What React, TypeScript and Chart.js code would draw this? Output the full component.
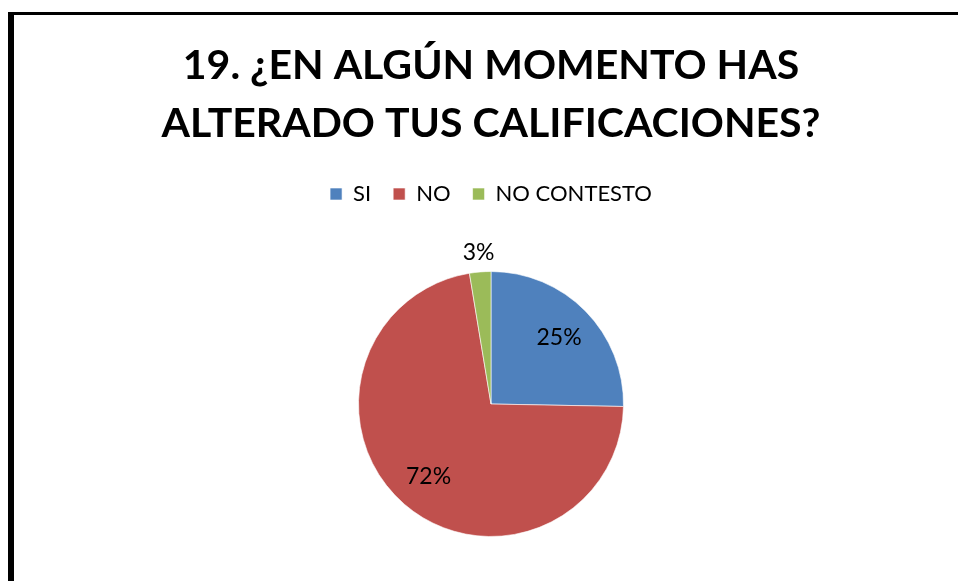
import { useEffect, useRef } from "react";
import { Chart, registerables } from "chart.js";

Chart.register(...registerables);

const TITLE_LINES = ["19. ¿EN ALGÚN MOMENTO HAS", "ALTERADO TUS CALIFICACIONES?"];
const CATEGORIES = ["SI", "NO", "NO CONTESTO"];
const PERCENTS = [25.3, 72.1, 2.6];
const COLORS = ["#4F81BD", "#C0504D", "#9BBB59"];

const FONT = "Lato, 'Open Sans', sans-serif";
const LEGEND_GAP = 56;

const labelPlugin = {
  id: "pctLabels",
  afterDatasetsDraw(chart: any) {
    const ctx = chart.ctx;
    const meta = chart.getDatasetMeta(0);
    ctx.save();
    ctx.font = `23px ${FONT}`;
    ctx.fillStyle = "#000";
    ctx.textAlign = "center";
    ctx.textBaseline = "middle";
    meta.data.forEach((arc: any, i: number) => {
      const { x, y, startAngle, endAngle, outerRadius } = arc.getProps(
        ["x", "y", "startAngle", "endAngle", "outerRadius"],
        true
      );
      const mid = (startAngle + endAngle) / 2;
      const v = PERCENTS[i];
      const f = v < 10 ? 1.15 : 0.72;
      ctx.fillText(
        `${Math.round(v)}%`,
        x + Math.cos(mid) * outerRadius * f,
        y + Math.sin(mid) * outerRadius * f
      );
    });
    ctx.restore();
  },
};

const legendGapPlugin = {
  id: "legendGap",
  beforeInit(chart: any) {
    const legend = chart.legend;
    if (!legend) return;
    const orig = legend.fit;
    legend.fit = function () {
      orig.call(this);
      this.height += LEGEND_GAP;
    };
  },
};

export default function App() {
  const ref = useRef<HTMLCanvasElement | null>(null);

  useEffect(() => {
    if (!ref.current) return;
    const chart = new Chart(ref.current, {
      type: "pie",
      data: {
        labels: CATEGORIES,
        datasets: [
          {
            data: PERCENTS,
            backgroundColor: COLORS,
            borderColor: "rgba(255,255,255,0.6)",
            borderWidth: 1,
          },
        ],
      },
      options: {
        animation: false,
        responsive: false,
        layout: { padding: { left: 24, bottom: 44 } },
        plugins: {
          tooltip: { enabled: false },
          title: {
            display: true,
            text: TITLE_LINES,
            color: "#000",
            font: { family: FONT, size: 41, weight: "bold", lineHeight: "58px" } as any,
            padding: { top: 37, bottom: 8 },
          },
          legend: {
            display: true,
            position: "top",
            labels: {
              boxWidth: 12,
              boxHeight: 12,
              padding: 22,
              color: "#000",
              font: { family: FONT, size: 22 },
            },
          },
        },
      },
      plugins: [legendGapPlugin, labelPlugin],
    });
    return () => chart.destroy();
  }, []);

  return (
    <div
      style={{
        position: "fixed",
        left: 0,
        top: 0,
        width: 958,
        height: 581,
        overflow: "hidden",
        background: "#fff",
      }}
    >
      <div
        style={{
          position: "absolute",
          left: 8,
          top: 12,
          width: 1000,
          height: 700,
          borderLeft: "6px solid #000",
          borderTop: "3px solid #000",
        }}
      />
      <canvas
        ref={ref}
        width={958}
        height={581}
        style={{ position: "absolute", left: 0, top: 0, width: 958, height: 581 }}
      />
    </div>
  );
}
____________________
> What needs to be done
Leave out the pictures and repeat the lines from the start of the material through the line with "const ref = useRef<HTMLCanvasElement", inclusive.

> Exercise result
What React, TypeScript and Chart.js code would draw this? Output the full component.
import { useEffect, useRef } from "react";
import { Chart, registerables } from "chart.js";

Chart.register(...registerables);

const TITLE_LINES = ["19. ¿EN ALGÚN MOMENTO HAS", "ALTERADO TUS CALIFICACIONES?"];
const CATEGORIES = ["SI", "NO", "NO CONTESTO"];
const PERCENTS = [25.3, 72.1, 2.6];
const COLORS = ["#4F81BD", "#C0504D", "#9BBB59"];

const FONT = "Lato, 'Open Sans', sans-serif";
const LEGEND_GAP = 56;

const labelPlugin = {
  id: "pctLabels",
  afterDatasetsDraw(chart: any) {
    const ctx = chart.ctx;
    const meta = chart.getDatasetMeta(0);
    ctx.save();
    ctx.font = `23px ${FONT}`;
    ctx.fillStyle = "#000";
    ctx.textAlign = "center";
    ctx.textBaseline = "middle";
    meta.data.forEach((arc: any, i: number) => {
      const { x, y, startAngle, endAngle, outerRadius } = arc.getProps(
        ["x", "y", "startAngle", "endAngle", "outerRadius"],
        true
      );
      const mid = (startAngle + endAngle) / 2;
      const v = PERCENTS[i];
      const f = v < 10 ? 1.15 : 0.72;
      ctx.fillText(
        `${Math.round(v)}%`,
        x + Math.cos(mid) * outerRadius * f,
        y + Math.sin(mid) * outerRadius * f
      );
    });
    ctx.restore();
  },
};

const legendGapPlugin = {
  id: "legendGap",
  beforeInit(chart: any) {
    const legend = chart.legend;
    if (!legend) return;
    const orig = legend.fit;
    legend.fit = function () {
      orig.call(this);
      this.height += LEGEND_GAP;
    };
  },
};

export default function App() {
  const ref = useRef<HTMLCanvasElement | null>(null);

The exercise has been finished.